Labour conference at Bournemouth

The places to go, the parties to attend, the people to be seen with ... and the ones to avoid
Click to follow
Indy Politics

Where to be...

The old-style chintz of Dorset's most famous seaside town has Conservative written all over it. But - perhaps in step with its drift to the right - the Labour Party will make Bournemouth its home for the next few days.

How to spot a delegate...

New Labour is all sharp suits, sober ties, ultra-neat haircuts and a slightly arrogant air. The women are about the same, only uglier.

From the platform...

The diminutive and, unless you're from Glasgow, incomprehensible but popular party chairman Ian McCartney's opening remarks should tee things up nicely for Monday's speakers - Trade and Industry Secretary Patricia Hewitt, Chancellor Gordon Brown, Deputy Prime Minister John Prescott and Transport Secretary Alistair Darling.

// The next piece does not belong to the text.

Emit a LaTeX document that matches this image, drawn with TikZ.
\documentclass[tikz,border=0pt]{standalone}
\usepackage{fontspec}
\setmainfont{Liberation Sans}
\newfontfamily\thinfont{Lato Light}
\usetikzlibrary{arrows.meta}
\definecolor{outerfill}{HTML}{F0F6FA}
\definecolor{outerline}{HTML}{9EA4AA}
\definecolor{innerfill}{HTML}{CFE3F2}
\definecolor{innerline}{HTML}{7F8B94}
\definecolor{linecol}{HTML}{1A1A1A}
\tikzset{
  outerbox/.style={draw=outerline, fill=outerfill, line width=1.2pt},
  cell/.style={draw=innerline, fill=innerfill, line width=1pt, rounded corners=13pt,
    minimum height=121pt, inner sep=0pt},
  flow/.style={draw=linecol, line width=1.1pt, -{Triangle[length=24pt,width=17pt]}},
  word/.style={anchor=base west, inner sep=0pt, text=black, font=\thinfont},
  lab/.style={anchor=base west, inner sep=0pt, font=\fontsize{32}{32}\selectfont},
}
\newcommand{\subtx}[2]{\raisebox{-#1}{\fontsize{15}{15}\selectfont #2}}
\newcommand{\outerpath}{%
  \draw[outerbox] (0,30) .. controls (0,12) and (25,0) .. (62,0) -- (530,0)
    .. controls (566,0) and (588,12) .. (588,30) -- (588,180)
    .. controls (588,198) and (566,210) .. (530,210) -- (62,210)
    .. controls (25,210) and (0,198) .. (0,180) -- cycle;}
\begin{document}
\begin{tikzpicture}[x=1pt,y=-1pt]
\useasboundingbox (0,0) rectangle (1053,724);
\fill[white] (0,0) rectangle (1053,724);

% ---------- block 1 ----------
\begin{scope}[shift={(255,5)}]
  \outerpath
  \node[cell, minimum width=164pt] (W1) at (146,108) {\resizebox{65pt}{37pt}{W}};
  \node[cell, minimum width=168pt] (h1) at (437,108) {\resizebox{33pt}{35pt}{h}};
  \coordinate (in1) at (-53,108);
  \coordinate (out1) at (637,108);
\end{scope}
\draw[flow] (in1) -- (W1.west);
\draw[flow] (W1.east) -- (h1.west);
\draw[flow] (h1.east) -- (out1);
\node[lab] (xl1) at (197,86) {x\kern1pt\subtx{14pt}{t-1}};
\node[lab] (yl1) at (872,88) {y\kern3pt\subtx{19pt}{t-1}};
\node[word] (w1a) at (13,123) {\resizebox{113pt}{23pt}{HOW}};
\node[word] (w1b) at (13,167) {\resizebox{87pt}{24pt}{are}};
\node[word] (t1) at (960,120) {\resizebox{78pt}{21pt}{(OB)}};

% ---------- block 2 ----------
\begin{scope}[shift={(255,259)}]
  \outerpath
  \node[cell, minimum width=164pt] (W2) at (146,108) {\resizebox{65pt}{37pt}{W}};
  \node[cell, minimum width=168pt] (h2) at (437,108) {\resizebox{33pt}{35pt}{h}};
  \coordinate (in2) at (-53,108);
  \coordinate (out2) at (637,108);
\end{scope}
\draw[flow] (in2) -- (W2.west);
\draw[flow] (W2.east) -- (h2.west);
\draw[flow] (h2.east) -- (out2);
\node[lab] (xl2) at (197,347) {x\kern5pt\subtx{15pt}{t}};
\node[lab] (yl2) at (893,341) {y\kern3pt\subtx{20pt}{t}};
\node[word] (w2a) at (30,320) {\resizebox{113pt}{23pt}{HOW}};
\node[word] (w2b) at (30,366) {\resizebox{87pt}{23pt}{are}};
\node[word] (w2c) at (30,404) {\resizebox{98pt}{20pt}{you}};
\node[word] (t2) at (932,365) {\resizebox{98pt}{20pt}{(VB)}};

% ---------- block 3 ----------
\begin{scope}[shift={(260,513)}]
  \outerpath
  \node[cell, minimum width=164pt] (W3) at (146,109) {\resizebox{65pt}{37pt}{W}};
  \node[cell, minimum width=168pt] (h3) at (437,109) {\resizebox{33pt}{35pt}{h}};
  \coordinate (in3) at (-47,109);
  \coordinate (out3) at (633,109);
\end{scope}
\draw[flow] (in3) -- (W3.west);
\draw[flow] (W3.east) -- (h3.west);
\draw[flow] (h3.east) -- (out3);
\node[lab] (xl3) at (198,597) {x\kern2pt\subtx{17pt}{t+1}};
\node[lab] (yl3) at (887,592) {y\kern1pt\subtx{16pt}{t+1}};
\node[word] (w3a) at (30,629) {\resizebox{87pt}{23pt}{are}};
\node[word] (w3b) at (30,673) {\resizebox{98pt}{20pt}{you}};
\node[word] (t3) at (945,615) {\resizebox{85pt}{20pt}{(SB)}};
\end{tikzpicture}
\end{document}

On Tuesday morning, Education Secretary Charles Clarke will take to the platform, only to be upstaged that afternoon by the Prime Minister, Tony Blair, in what will surely be one of the hardest conference speeches of his career. Health Secretary John Reid kicks off on Wednesday, followed by Foreign Secretary Jack Straw, Environment Secretary Margaret Beckett, Culture Secretary Tessa Jowell and David Blunkett, the Home Secretary. Northern Ireland Secretary Paul Murphy and Work and Pensions Secretary Andrew Smith wrap things up.

On the fringe...

Breakfast in bed? I don't think so. With precious little real debate in the hall, the hundreds of fringe meetings begin on Sunday morning with the Campaign for Labour Democracy (oddly no Cabinet ministers on the speakers' list for that one - more likely to be found at the Society of Labour Lawyers meeting that afternoon). Monday sees the Equal Opportunities Commission session on valuing women and fighting low pay as well as The Independent's fringe, chaired by Steve Richards, which asks: What is a Labour Government For? On Tuesday Charles Clarke faces up to teachers and lecturers' unions, and later that night the Social Market Foundation invites delegates to "Think While You Drink", a challenge for many. On Wednesday, the GMB and T&G unions will invite discussion on "Putting Labour back into the Labour Party", while the comedian Simon Fanshawe will be MC at a "celebrity" pub quiz. The politicians' team, known as Yesterday's Men, fields Alan Milburn and Stephen Byers. Perhaps Geoff Hoon will be a late addition.

Don't mention...

The war. The same goes for the Government's plans to introduce top-up fees.

Hard act to follow...

As Labour's international guest, Hamid Karzai, the Afghan leader, follows in the footsteps of Bill Clinton and Nelson Mandela, buoyed up perhaps by the recent endorsement of his sartorial elegance from Tom Ford, creative director of Gucci, who described Karzai as "the most chic man in the world".

Party people...

In keeping with tradition, the first and probably best party of the season will be that hosted by Geoffrey Robinson MP and the New Statesman. The Mirror's bash on Wednesday is a must for all you dancing queens with its Abba tribute entertainment from Bjorn Again.

Steer clear of...

Geoff Hoon, spin-doctors, anyone who's appeared at the Hutton inquiry.

Be seen with...

Ordinary delegates. They have done no harm. And Billy Bragg's still quite cool.

Star potential?

Cut along to the launch of the Labour Party Academy. It's like Fame Academy, but you don't have to sing.